[EXERCISE]
Retype nothing except the lines below from the one with "Reproduce this chart with Altair." through the one with "5000], nice=False), axis=None)", exactly, with images left out.

─── EXTRACTED INFORMATION

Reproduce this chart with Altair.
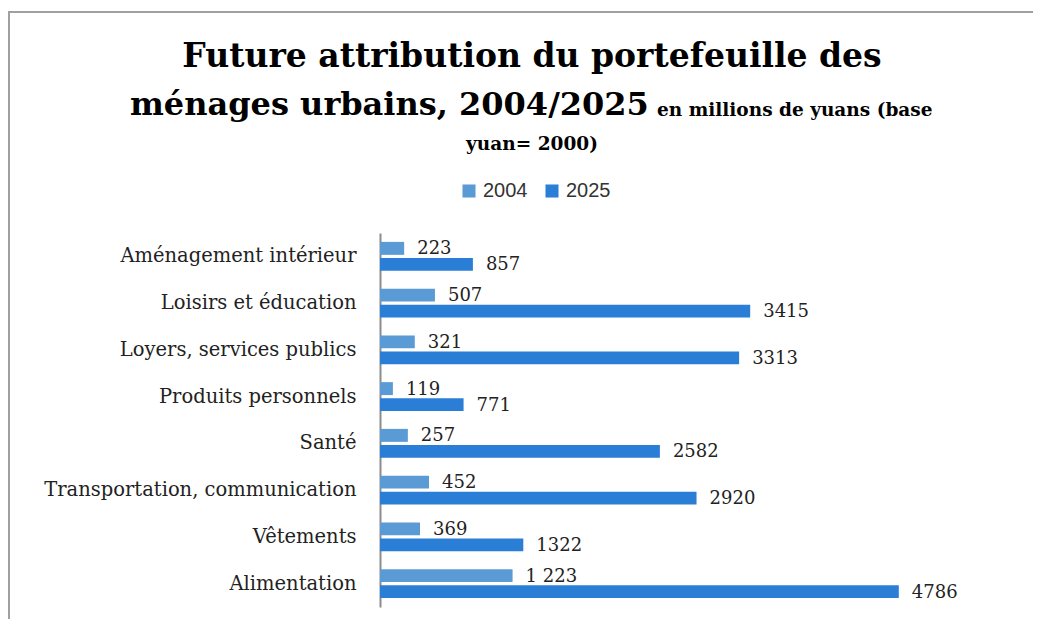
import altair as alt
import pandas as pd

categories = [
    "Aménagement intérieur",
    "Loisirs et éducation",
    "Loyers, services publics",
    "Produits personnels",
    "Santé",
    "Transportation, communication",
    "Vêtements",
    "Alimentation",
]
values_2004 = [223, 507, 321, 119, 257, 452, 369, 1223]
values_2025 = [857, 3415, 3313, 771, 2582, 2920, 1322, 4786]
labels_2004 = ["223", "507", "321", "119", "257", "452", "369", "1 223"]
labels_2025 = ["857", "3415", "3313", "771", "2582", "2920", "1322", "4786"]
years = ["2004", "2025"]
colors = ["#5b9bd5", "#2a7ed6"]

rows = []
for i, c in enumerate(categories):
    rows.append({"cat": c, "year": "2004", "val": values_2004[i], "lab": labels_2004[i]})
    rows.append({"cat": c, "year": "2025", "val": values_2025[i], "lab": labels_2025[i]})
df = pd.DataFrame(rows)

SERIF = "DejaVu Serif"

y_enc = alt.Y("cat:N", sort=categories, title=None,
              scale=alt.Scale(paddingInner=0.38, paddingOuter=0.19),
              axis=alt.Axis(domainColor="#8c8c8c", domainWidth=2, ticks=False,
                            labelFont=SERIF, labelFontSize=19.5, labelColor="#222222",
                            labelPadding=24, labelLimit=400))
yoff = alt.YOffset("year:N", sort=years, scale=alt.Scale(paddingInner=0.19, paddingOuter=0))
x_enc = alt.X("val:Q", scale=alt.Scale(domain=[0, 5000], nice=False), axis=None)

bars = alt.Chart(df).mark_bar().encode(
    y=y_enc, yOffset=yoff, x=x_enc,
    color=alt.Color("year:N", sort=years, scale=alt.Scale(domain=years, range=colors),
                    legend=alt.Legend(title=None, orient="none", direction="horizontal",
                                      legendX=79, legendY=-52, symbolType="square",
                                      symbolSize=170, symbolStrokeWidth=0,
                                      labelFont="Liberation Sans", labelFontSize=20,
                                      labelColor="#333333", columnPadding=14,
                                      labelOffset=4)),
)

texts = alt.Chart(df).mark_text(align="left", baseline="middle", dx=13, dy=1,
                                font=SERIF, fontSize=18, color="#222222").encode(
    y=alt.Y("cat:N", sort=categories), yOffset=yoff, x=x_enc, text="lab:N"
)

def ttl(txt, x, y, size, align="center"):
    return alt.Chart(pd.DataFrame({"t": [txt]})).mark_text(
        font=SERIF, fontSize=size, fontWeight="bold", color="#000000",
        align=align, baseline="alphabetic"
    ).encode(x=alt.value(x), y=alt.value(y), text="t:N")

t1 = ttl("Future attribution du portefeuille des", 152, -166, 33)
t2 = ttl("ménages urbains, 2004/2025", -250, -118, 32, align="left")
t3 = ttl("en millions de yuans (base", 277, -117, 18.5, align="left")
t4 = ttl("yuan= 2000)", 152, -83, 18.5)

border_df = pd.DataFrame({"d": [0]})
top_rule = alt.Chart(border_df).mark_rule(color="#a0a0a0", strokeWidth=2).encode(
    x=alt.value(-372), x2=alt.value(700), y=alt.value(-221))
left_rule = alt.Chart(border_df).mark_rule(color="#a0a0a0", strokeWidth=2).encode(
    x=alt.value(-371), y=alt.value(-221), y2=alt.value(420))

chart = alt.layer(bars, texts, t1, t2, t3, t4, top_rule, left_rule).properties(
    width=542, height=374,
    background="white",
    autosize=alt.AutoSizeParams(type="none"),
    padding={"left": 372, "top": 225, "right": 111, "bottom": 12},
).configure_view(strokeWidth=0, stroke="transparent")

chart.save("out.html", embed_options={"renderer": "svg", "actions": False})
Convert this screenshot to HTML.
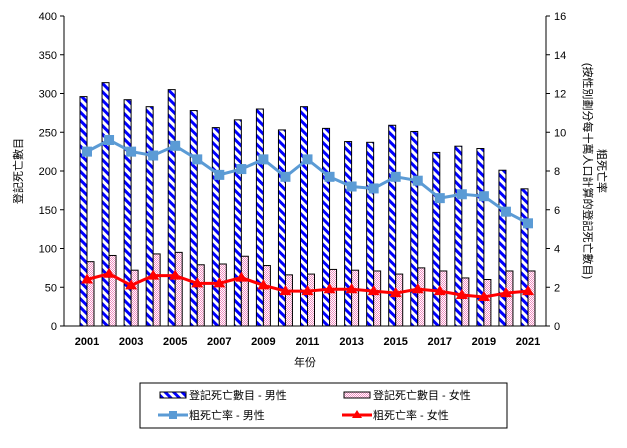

──────
─── EXTRACTED INFORMATION

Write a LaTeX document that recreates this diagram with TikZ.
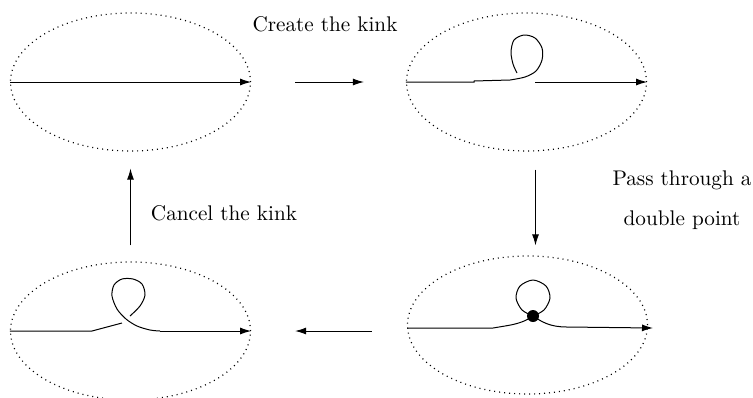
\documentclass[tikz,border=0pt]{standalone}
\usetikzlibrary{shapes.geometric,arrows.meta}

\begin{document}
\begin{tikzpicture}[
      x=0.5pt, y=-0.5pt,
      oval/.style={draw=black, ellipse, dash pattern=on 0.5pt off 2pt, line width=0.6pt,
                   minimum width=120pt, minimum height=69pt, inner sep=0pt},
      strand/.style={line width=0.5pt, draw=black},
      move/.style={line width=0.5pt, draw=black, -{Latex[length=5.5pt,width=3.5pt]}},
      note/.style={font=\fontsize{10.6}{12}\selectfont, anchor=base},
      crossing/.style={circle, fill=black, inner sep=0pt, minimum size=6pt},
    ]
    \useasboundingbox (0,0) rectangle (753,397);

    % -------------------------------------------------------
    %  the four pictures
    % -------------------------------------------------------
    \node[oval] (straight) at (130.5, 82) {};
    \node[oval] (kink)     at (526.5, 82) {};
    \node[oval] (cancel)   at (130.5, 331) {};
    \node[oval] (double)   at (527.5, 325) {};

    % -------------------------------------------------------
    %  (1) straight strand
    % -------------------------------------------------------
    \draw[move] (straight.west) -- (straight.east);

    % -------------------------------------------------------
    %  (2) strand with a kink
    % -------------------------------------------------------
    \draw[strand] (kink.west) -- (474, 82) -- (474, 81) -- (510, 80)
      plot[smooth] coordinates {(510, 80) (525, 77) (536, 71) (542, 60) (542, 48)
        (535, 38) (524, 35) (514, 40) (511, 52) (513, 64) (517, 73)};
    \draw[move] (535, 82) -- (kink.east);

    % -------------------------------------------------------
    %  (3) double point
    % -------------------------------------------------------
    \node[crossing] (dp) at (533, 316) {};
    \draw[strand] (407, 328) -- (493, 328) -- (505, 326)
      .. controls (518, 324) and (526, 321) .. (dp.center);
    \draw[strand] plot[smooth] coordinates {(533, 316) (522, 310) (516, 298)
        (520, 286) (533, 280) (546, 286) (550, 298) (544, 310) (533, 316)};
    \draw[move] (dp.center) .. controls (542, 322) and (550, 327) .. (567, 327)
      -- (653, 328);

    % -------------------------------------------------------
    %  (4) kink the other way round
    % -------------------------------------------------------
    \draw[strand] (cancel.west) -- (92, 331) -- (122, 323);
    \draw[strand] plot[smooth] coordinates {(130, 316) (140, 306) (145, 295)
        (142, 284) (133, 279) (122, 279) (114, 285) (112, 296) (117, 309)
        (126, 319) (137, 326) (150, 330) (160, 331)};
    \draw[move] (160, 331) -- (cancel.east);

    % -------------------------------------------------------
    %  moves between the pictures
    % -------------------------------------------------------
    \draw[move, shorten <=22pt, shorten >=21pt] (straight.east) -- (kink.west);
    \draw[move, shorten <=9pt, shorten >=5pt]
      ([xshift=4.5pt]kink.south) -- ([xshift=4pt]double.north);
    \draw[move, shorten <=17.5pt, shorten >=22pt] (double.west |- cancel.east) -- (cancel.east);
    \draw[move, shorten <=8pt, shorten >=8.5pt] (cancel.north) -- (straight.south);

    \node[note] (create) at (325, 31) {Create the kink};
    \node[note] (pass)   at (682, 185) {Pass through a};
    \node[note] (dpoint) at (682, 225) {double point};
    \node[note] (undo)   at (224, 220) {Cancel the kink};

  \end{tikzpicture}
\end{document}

──────

[THE SOLUTION]
Reproduce this chart with Altair.
import altair as alt
import pandas as pd

categories = [
    "Aménagement intérieur",
    "Loisirs et éducation",
    "Loyers, services publics",
    "Produits personnels",
    "Santé",
    "Transportation, communication",
    "Vêtements",
    "Alimentation",
]
values_2004 = [223, 507, 321, 119, 257, 452, 369, 1223]
values_2025 = [857, 3415, 3313, 771, 2582, 2920, 1322, 4786]
labels_2004 = ["223", "507", "321", "119", "257", "452", "369", "1 223"]
labels_2025 = ["857", "3415", "3313", "771", "2582", "2920", "1322", "4786"]
years = ["2004", "2025"]
colors = ["#5b9bd5", "#2a7ed6"]

rows = []
for i, c in enumerate(categories):
    rows.append({"cat": c, "year": "2004", "val": values_2004[i], "lab": labels_2004[i]})
    rows.append({"cat": c, "year": "2025", "val": values_2025[i], "lab": labels_2025[i]})
df = pd.DataFrame(rows)

SERIF = "DejaVu Serif"

y_enc = alt.Y("cat:N", sort=categories, title=None,
              scale=alt.Scale(paddingInner=0.38, paddingOuter=0.19),
              axis=alt.Axis(domainColor="#8c8c8c", domainWidth=2, ticks=False,
                            labelFont=SERIF, labelFontSize=19.5, labelColor="#222222",
                            labelPadding=24, labelLimit=400))
yoff = alt.YOffset("year:N", sort=years, scale=alt.Scale(paddingInner=0.19, paddingOuter=0))
x_enc = alt.X("val:Q", scale=alt.Scale(domain=[0, 5000], nice=False), axis=None)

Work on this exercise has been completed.